For those teachers that are the last bastions of strict regimes of “standard English or else” for their students, I think that they need to be reminded that to the original English speakers, the British, feel that almost everything spoken across the Atlantic is non-standard and disgraceful to the Kings English. Or at least that was what one of my British instructors in London was fond of telling our class of Americans.

 

“Rearticulating Articulation”

David R. Russell and David Foster

This was probably the most thought provoking article I have read this semester and it brought forward some new, at least to me, and interesting questions about composition instruction in the United States. First of all, it hadn’t occurred to me that most other countries, including those of Europe, don’t have composition studies in higher education. From the reading, I gathered that students, by the time they reach higher education, are being taught the writing of the discipline that they have chosen. The writing instruction is very narrowly focused on the discipline and they don’t do a general overview of composition. In the questions posed by the authors on pages 39-40 they look at this issue based on early or late specialization. American students make the most of their college career, prolong the experience as long as possible, and find their academic niche late. Students from other countries find focus early and their writing reflects this. The only criticism that the authors make of our late specialization is that it is costly.

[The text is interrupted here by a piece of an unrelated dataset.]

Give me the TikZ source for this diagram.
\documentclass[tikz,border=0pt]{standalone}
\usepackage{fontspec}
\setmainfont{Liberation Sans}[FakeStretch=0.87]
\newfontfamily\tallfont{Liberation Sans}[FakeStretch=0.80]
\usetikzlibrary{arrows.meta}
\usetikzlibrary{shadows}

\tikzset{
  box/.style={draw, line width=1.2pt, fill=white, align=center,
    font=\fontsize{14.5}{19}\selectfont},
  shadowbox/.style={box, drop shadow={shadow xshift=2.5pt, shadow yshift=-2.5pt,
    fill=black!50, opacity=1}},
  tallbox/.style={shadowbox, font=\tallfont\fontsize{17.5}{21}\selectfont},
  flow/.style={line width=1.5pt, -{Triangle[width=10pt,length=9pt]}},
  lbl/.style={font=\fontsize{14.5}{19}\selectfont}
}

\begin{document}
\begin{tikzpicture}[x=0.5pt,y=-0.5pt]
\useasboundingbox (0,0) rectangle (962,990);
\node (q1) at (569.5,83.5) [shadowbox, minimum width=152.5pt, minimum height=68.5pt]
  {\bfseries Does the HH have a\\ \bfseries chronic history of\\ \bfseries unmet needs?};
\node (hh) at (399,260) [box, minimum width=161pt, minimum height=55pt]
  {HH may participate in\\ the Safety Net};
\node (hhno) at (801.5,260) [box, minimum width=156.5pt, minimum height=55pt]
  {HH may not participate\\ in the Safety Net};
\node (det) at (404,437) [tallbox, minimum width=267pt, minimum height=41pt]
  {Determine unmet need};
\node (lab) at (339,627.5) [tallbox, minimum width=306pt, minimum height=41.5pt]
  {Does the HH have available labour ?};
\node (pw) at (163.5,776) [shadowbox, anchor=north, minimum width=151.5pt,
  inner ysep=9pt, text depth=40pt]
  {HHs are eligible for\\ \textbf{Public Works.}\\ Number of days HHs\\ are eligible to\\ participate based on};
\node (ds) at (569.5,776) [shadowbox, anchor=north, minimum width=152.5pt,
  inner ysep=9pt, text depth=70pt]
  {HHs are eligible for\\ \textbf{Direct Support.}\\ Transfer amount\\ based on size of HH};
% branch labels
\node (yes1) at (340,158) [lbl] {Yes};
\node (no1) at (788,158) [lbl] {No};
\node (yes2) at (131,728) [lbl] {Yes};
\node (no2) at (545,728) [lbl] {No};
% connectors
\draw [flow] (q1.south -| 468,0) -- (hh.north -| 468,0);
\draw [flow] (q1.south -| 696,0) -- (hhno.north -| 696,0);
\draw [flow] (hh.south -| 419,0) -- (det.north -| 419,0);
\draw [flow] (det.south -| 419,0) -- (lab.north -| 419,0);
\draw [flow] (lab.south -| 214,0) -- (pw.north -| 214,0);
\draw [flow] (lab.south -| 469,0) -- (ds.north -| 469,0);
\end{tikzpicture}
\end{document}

This brought my first question to mind. In typical American fashion, I could assume that our way is the best, but after reading this I find myself wondering if students need a more general overview of composition or if they are served best by selecting a field early and thus focusing their studies? In the United States we believe as a culture that students need to be “well-rounded” and this is part of the justification for the variety of classes they take. Well, is it best for students to be well-rounded? I think that at a certain level, a high level, being well-rounded is best. However, at lower college levels it might be best to learn to do one focused style well rather than to do a general style in an average way.

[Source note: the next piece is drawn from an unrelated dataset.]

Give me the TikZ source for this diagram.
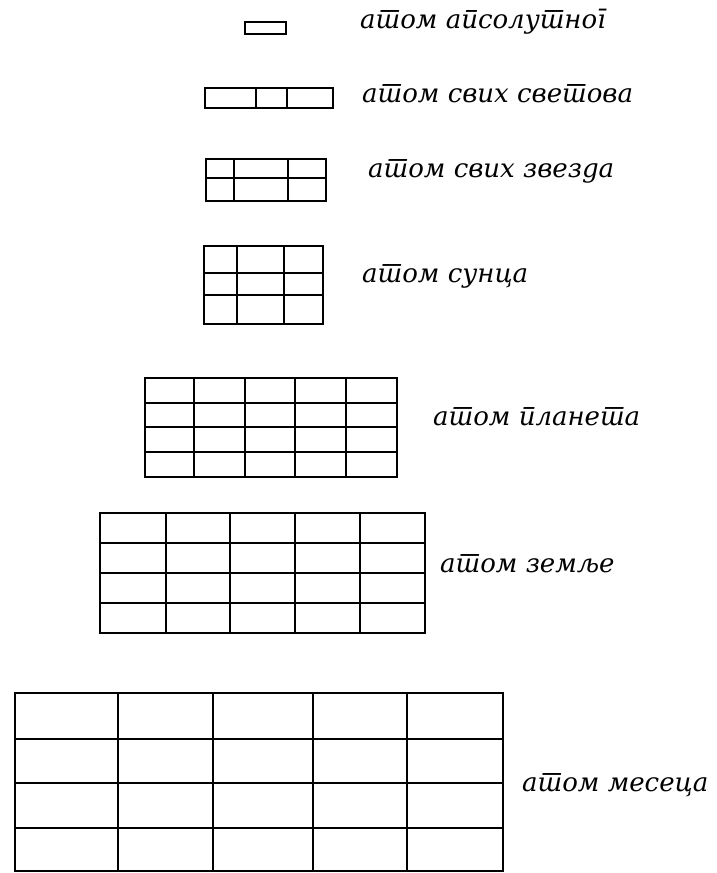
\documentclass[tikz,border=0pt]{standalone}
\usepackage{fontspec}
\newfontfamily\srbfont[Script=Cyrillic,Language=Serbian]{DejaVu Serif}
\usetikzlibrary{positioning}

\begin{document}
\begin{tikzpicture}[x=1pt,y=-1pt,
    frame/.style={line width=1.7pt},
    cell/.style={line width=1.25pt},
    lbl/.style={anchor=base west,inner sep=0pt,
      font=\srbfont\itshape\fontsize{26}{30}\selectfont}]
  \useasboundingbox (0,0) rectangle (716,873);

  % absolute
  \draw[frame] (245,22) rectangle (286,34);
  \node[lbl] (abs) at (360,28) {атом апсолутног};

  % all worlds
  \draw[frame] (205,88) rectangle (333,108);
  \foreach \x in {256,287} \draw[cell] (\x,88) -- (\x,108);
  \node[lbl] (worlds) at (362,102) {атом свих светова};

  % all stars
  \draw[frame] (206,159) rectangle (326,201);
  \draw[cell] (206,178) -- (326,178);
  \foreach \x in {234,288} \draw[cell] (\x,159) -- (\x,201);
  \node[lbl] (stars) at (368,177) {атом свих звезда};

  % sun
  \draw[frame] (204,246) rectangle (323,324);
  \foreach \y in {273,295} \draw[cell] (204,\y) -- (323,\y);
  \foreach \x in {237,284} \draw[cell] (\x,246) -- (\x,324);
  \node[lbl] (sun) at (362,282) {атом сунца};

  % planets
  \draw[frame] (145,378) rectangle (397,477);
  \foreach \y in {403,427,452} \draw[cell] (145,\y) -- (397,\y);
  \foreach \x in {194,245,295,346} \draw[cell] (\x,378) -- (\x,477);
  \node[lbl] (planet) at (433,425) {атом планета};

  % earth
  \draw[frame] (100,513) rectangle (425,633);
  \foreach \y in {543,573,603} \draw[cell] (100,\y) -- (425,\y);
  \foreach \x in {166,230,295,360} \draw[cell] (\x,513) -- (\x,633);
  \node[lbl] (earth) at (440,572) {атом земље};

  % moon
  \draw[frame] (15,693) rectangle (503,871);
  \foreach \y in {739,783,828} \draw[cell] (15,\y) -- (503,\y);
  \foreach \x in {118,213,313,407} \draw[cell] (\x,693) -- (\x,871);
  \node[lbl] (moon) at (522,791) {атом месеца};
\end{tikzpicture}
\end{document}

Another part of the problem here in the States that the authors lightly addressed is the issue of teaching across the curriculum. I found it very interesting that abroad teachers from all subjects assume the role of writing instructor. The students are learning writing in the content areas and as such it is more relevant and interesting to the students because they have chosen that focus or subject. Here, I know that I have heard many students complain that they shouldn’t have to take general composition courses because they cannot see the practical application of it. The more I write and think about this, I like the European model better.

On a different note, they touched on the subject of the different educational goals of secondary and higher education. I graduated high school in 1999, not too long ago. While there I yo-yoed back and forth between honors English and regular English courses. My mother, a college English teacher, was horrified when I was assigned only 4 essays my senior year. The number alone was not the problem, it was that three of them were “group” essays. It is incredibly difficult to teach writing in high school when one has 5-6 periods a day with classes of around 40 students of varying writing and speaking ability. Secondary and higher education cannot really compare much–let alone educational goals. Especially today when in secondary school success is measured with state testing.